Lugg praised the students’ families and the school’s faculty for helping mold them into young men and women. As much as the graduated have valued academics, he complimented them on their commitment to their Christian faith.
Valedictorian Jacob Herrington echoed these themes in his own remarks, in which he described life as a choice between living solely for oneself versus living to serve God.
“We’re on a pilgrimage toward Heaven,” Herrington said. “It’s a hard, sweat-filled journey. Do not take God for granted.”
Nathaniel Lugg, a fellow 13-year student of Grace Academy, likewise described his class’ graduation as but one of many hurdles facing them in the future, and exhorted his classmates to maintain high standards.
“Society teaches us to love blindly, but [the Apostle] Paul tells us differently,” Nathaniel Lugg said. “Do not love that which you do not know. Discern what is excellent, and love only that. Act upon that excellent love.”
Jonathan Sarr, secondary vice principal for Grace Academy, explained that, of the Class of 2010’s 23 graduates, 19 have made the honor roll and lettered in a varsity sport, 14 received the President’s Award for a GPA of 3.5 or higher, eight made a 4.0 GPA in their senior year and nine rank among the top 10 percent of Washington students.
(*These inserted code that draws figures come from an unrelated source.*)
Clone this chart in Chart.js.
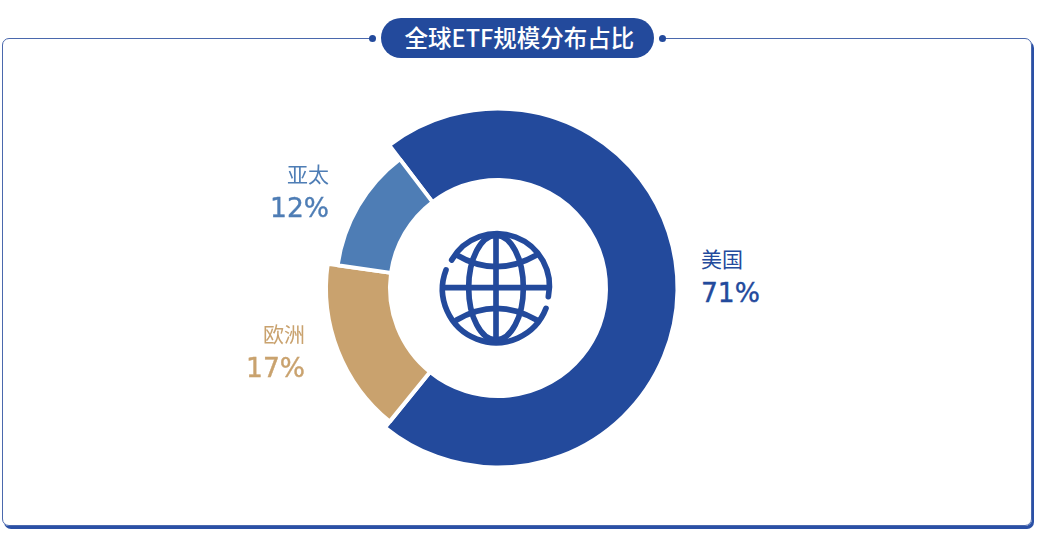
<!DOCTYPE html>
<html lang="zh-CN">
<head>
<meta charset="UTF-8">
<title>全球ETF规模分布占比</title>
<script src="https://cdn.jsdelivr.net/npm/chart.js"></script>
<style>
    html, body { margin: 0; padding: 0; background: #fff; }
    body { width: 1047px; height: 535px; position: relative; overflow: hidden; font-family: 'Noto Sans CJK SC', 'Noto Sans', sans-serif; }
    .card {
        position: absolute; left: 2px; top: 38px; width: 1028px; height: 486px;
        border: 1.5px solid #4a68ad; border-radius: 7px;
        box-shadow: 2px 3px 0 #2a50a6;
    }
    .mask { position: absolute; left: 370px; top: 30px; width: 293px; height: 16px; background: #fff; }
    .dot { position: absolute; top: 34.5px; width: 7px; height: 7px; border-radius: 50%; background: #234a9c; }
    .title {
        position: absolute; left: 381px; top: 18px; width: 269px; padding-left: 4px; height: 40px; border-radius: 20px;
        background: #234a9c; color: #fff; font-size: 23.5px; font-weight: 500; line-height: 39px; text-align: center;
    }
    #chartBox { position: absolute; left: 297.5px; top: 87.5px; width: 400px; height: 400px; }
    .label { position: absolute; white-space: nowrap; }
    .label .name { font-size: 21px; line-height: 28px; display: block; }
    .label .pct { font-family: 'DejaVu Sans', sans-serif; font-size: 26.5px; line-height: 36px; margin-top: 3px; display: block; -webkit-text-stroke: 0.4px currentColor; }
    #globe { position: absolute; left: 420px; top: 210px; width: 150px; height: 150px; }
</style>
</head>
<body>
    <div class="card"></div>
    <div class="mask"></div>
    <div class="dot" style="left:368.5px"></div>
    <div class="dot" style="left:658.5px"></div>
    <div class="title">全球ETF规模分布占比</div>

    <div id="chartBox"><canvas id="etfChart" width="400" height="400"></canvas></div>

    <svg id="globe" viewBox="0 0 450 450" fill="none" stroke="#234a9c" stroke-width="17" stroke-linecap="round">
        <path d="M78,180 A157,157 0 0 0 378,295" />
        <path d="M385,260 A157,157 0 0 0 95,150" />
        <ellipse cx="228" cy="233" rx="82" ry="157" />
        <path d="M228,76 V390" />
        <path d="M71,233 H385" />
        <path d="M110,135 Q228,205 350,135" />
        <path d="M110,330 Q228,260 350,330" />
    </svg>

    <div id="labels"></div>

<script>
    const categories = ['美国', '欧洲', '亚太'];
    // 图上标注的百分比
    const shares = [71, 17, 12];
    // 从图上量出的扇区大小，与标注略有出入
    const sliceSizes = [71.2, 16.4, 12.4];
    const sliceColors = ['#234a9c', '#c9a26e', '#4e7db5'];
    // 含 2px 白边
    const outerRadii = [179.5, 172, 162];
    const innerRadius = 108;

    // 标签位置 (x 为左/右对齐的基准)
    const labelPos = [
        { left: 701, top: 244 },
        { right: 1047 - 305, top: 319 },
        { right: 1047 - 329, top: 159 }
    ];

    const labelsBox = document.getElementById('labels');
    categories.forEach((name, i) => {
        const el = document.createElement('div');
        el.className = 'label';
        el.style.color = sliceColors[i];
        el.style.top = labelPos[i].top + 'px';
        if (labelPos[i].left !== undefined) {
            el.style.left = labelPos[i].left + 'px';
        } else {
            el.style.right = labelPos[i].right + 'px';
            el.style.textAlign = 'right';
        }
        el.innerHTML = `<span class="name">${name}</span><span class="pct">${shares[i]}%</span>`;
        labelsBox.appendChild(el);
    });

    // 每个扇区半径不同，更新后改写 arc 的半径
    const radiusPlugin = {
        id: 'sliceRadius',
        afterDatasetsUpdate(chart) {
            chart.getDatasetMeta(0).data.forEach((arc, i) => {
                arc.outerRadius = outerRadii[i];
                arc.innerRadius = innerRadius;
            });
        }
    };

    new Chart(document.getElementById('etfChart'), {
        type: 'doughnut',
        data: {
            labels: categories,
            datasets: [{
                data: sliceSizes,
                backgroundColor: sliceColors,
                borderColor: '#fff',
                borderWidth: 4
            }]
        },
        options: {
            responsive: false,
            animation: false,
            rotation: -37.3,
            cutout: innerRadius,
            plugins: { legend: { display: false }, tooltip: { enabled: false } }
        },
        plugins: [radiusPlugin]
    });
</script>
</body>
</html>
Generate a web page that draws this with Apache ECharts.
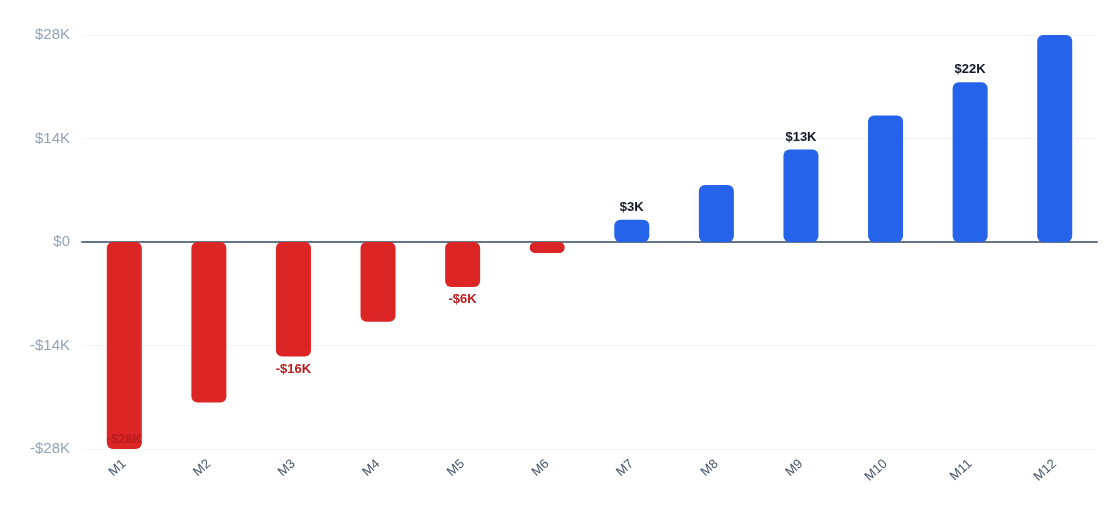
<!DOCTYPE html>
<html>
<head>
<meta charset="UTF-8">
<title>Monthly net</title>
<script src="https://cdn.jsdelivr.net/npm/echarts@6/dist/echarts.min.js"></script>
<style>
  html, body { margin: 0; padding: 0; background: #fff; }
  #chart { width: 1120px; height: 531px; }
</style>
</head>
<body>
<div id="chart"></div>
<script>
// data (in $K)
var months = ['M1','M2','M3','M4','M5','M6','M7','M8','M9','M10','M11','M12'];
var values = [-28, -21.7, -15.5, -10.8, -6.1, -1.5, 3.0, 7.7, 12.5, 17.1, 21.6, 28];
var labelled = [0, 2, 4, 6, 8, 10]; // every other month gets a label
var yTicks = [-28, -14, 0, 14, 28];

function money(v) {
  var r = Math.round(Math.abs(v));
  return (v < 0 ? '-$' : '$') + r + 'K';
}

var barData = values.map(function (v, i) {
  var neg = v < 0;
  var item = {
    value: v,
    itemStyle: { color: neg ? '#dc2626' : '#2563eb', borderRadius: 6 },
    label: {
      show: labelled.indexOf(i) >= 0,
      position: neg ? 'bottom' : 'top',
      color: neg ? '#b91c1c' : '#111827'
    }
  };
  // lowest bar: label doesn't fit below, so it sits inside
  if (v <= yTicks[0]) { item.label.position = 'insideBottom'; item.label.distance = 3; }
  return item;
});

var chart = echarts.init(document.getElementById('chart'));
chart.setOption({
  animation: false,
  textStyle: { fontFamily: 'Helvetica Neue, Liberation Sans, Arial, sans-serif' },
  grid: { left: 82, right: 23, top: 35, bottom: 82 },
  xAxis: {
    type: 'category',
    data: months,
    axisLine: { onZero: true, lineStyle: { color: '#64748b', width: 2 } },
    axisTick: { show: false },
    axisLabel: { rotate: 42, color: '#475569', fontSize: 13, margin: 13, interval: 0 }
  },
  yAxis: {
    type: 'value',
    min: yTicks[0],
    max: yTicks[yTicks.length - 1],
    interval: 14,
    axisLine: { show: false },
    axisTick: { show: false },
    splitLine: { lineStyle: { color: '#f1f5f9', width: 1 } },
    axisLabel: {
      color: '#94a3b8', fontSize: 15, margin: 12,
      formatter: function (v) { return v === 0 ? '$0' : money(v); }
    }
  },
  series: [{
    type: 'bar',
    data: barData,
    barWidth: 35,
    label: {
      fontSize: 13, fontWeight: 'bold', distance: 6,
      formatter: function (p) { return money(p.value); }
    }
  }]
});
</script>
</body>
</html>
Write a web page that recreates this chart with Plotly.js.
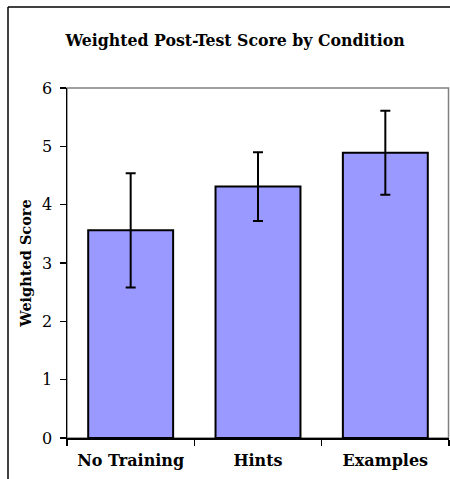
<!DOCTYPE html>
<html>
<head>
<meta charset="utf-8">
<script src="https://cdn.plot.ly/plotly-3.0.1.min.js"></script>
<style>html,body{margin:0;padding:0;background:#fff;}#chart{width:450px;height:479px;}</style>
</head>
<body>
<div id="chart"></div>
<script>
const categories = ["No Training", "Hints", "Examples"];
const scores = [3.56, 4.31, 4.89];
const errors = [0.98, 0.59, 0.72];
const yTicks = [0, 1, 2, 3, 4, 5, 6];

const serif = "DejaVu Serif";
const serifC = "DejaVu Serif Condensed, DejaVu Serif";

const trace = {
  type: "bar",
  x: categories,
  y: scores,
  marker: { color: "#9999ff", line: { color: "#000000", width: 2 } },
  error_y: { type: "data", array: errors, visible: true, color: "#000000", thickness: 2, width: 5 },
  hoverinfo: "none"
};

const L = 67, R = 1, T = 88, B = 41, W = 450, H = 479;
const pw = W - L - R, ph = H - T - B;
const px = v => (v - L) / pw;
const py = v => (H - B - v) / ph;

const layout = {
  width: W, height: H,
  margin: { l: L, r: R, t: T, b: B, pad: 0 },
  paper_bgcolor: "#ffffff",
  plot_bgcolor: "#ffffff",
  showlegend: false,
  bargap: 0.333,
  font: { family: serif, color: "#000000" },
  title: {
    text: "Weighted Post-Test Score by Condition",
    font: { family: serifC, size: 17.5, weight: "bold", color: "#000000" },
    x: 0.44, xanchor: "center", xref: "paper",
    y: 1 - 40 / H, yanchor: "middle", yref: "container"
  },
  xaxis: {
    type: "category",
    showline: true, linecolor: "#000000", linewidth: 2,
    ticks: "outside", tickson: "boundaries", ticklen: 6, tickwidth: 1.5, tickcolor: "#000000",
    tickfont: { family: serif, size: 16, weight: "bold", color: "#000000" },
    ticklabelstandoff: 7,
    showgrid: false, zeroline: false, fixedrange: true
  },
  yaxis: {
    range: [0, 6],
    tickvals: yTicks,
    ticktext: yTicks.map(String),
    showline: true, linecolor: "#000000", linewidth: 1.5,
    ticks: "outside", ticklen: 6, tickwidth: 1.5, tickcolor: "#000000",
    tickfont: { family: serif, size: 16, color: "#000000" },
    ticklabelstandoff: 4,
    showgrid: false, zeroline: false, fixedrange: true,
    title: { text: "Weighted Score", font: { family: serif, size: 14.5, weight: "bold", color: "#000000" }, standoff: 7 }
  },
  shapes: [
    { type: "rect", xref: "paper", yref: "paper", x0: 0, x1: px(448.5), y0: 0, y1: 1,
      line: { color: "#808080", width: 1.5 }, layer: "below" },
    { type: "line", xref: "paper", yref: "paper", x0: px(8), x1: px(8), y0: py(7), y1: py(490),
      line: { color: "#000000", width: 1.5 } },
    { type: "line", xref: "paper", yref: "paper", x0: px(8), x1: px(460), y0: py(7), y1: py(7),
      line: { color: "#000000", width: 1.5 } }
  ]
};

Plotly.newPlot("chart", [trace], layout, { staticPlot: true, displayModeBar: false });
</script>
</body>
</html>
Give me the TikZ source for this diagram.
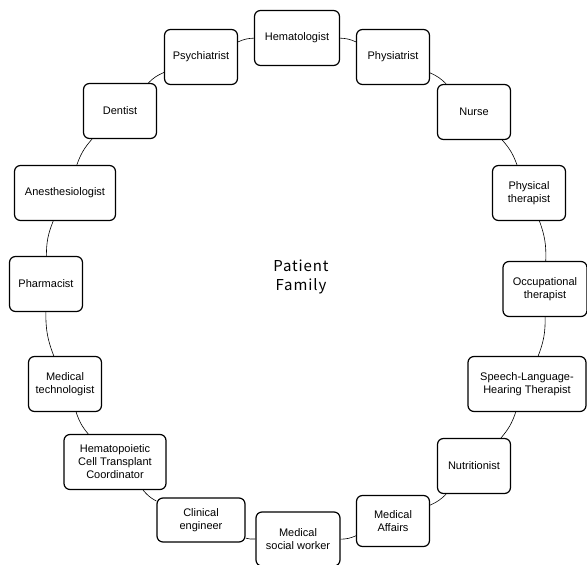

He urged them to continue leading “godly relationships,” that “unify in the spirit of prayer,” rather than behaving divisively and focusing on “mindless worldly entertainment.”
Snohomish County Council member John Koster has seen four of his own children graduate from Grace Academy, and in his commencement address, he laughed as he realized that the youngest of those children was now 30.
Koster told the graduating students that they live in a changing world, whose values he warned them would often be hostile toward their own. He apologized for what he deemed the selfishness of his own generation, which he accused of trading faith for materialism, and encouraged them to be strong, courageous leaders as adults.
“A lot of people don’t know what’s real,” Koster said. “You know what truth is, because you’ve been taught the truth. I’m so excited about the impact you’ll have on this world.”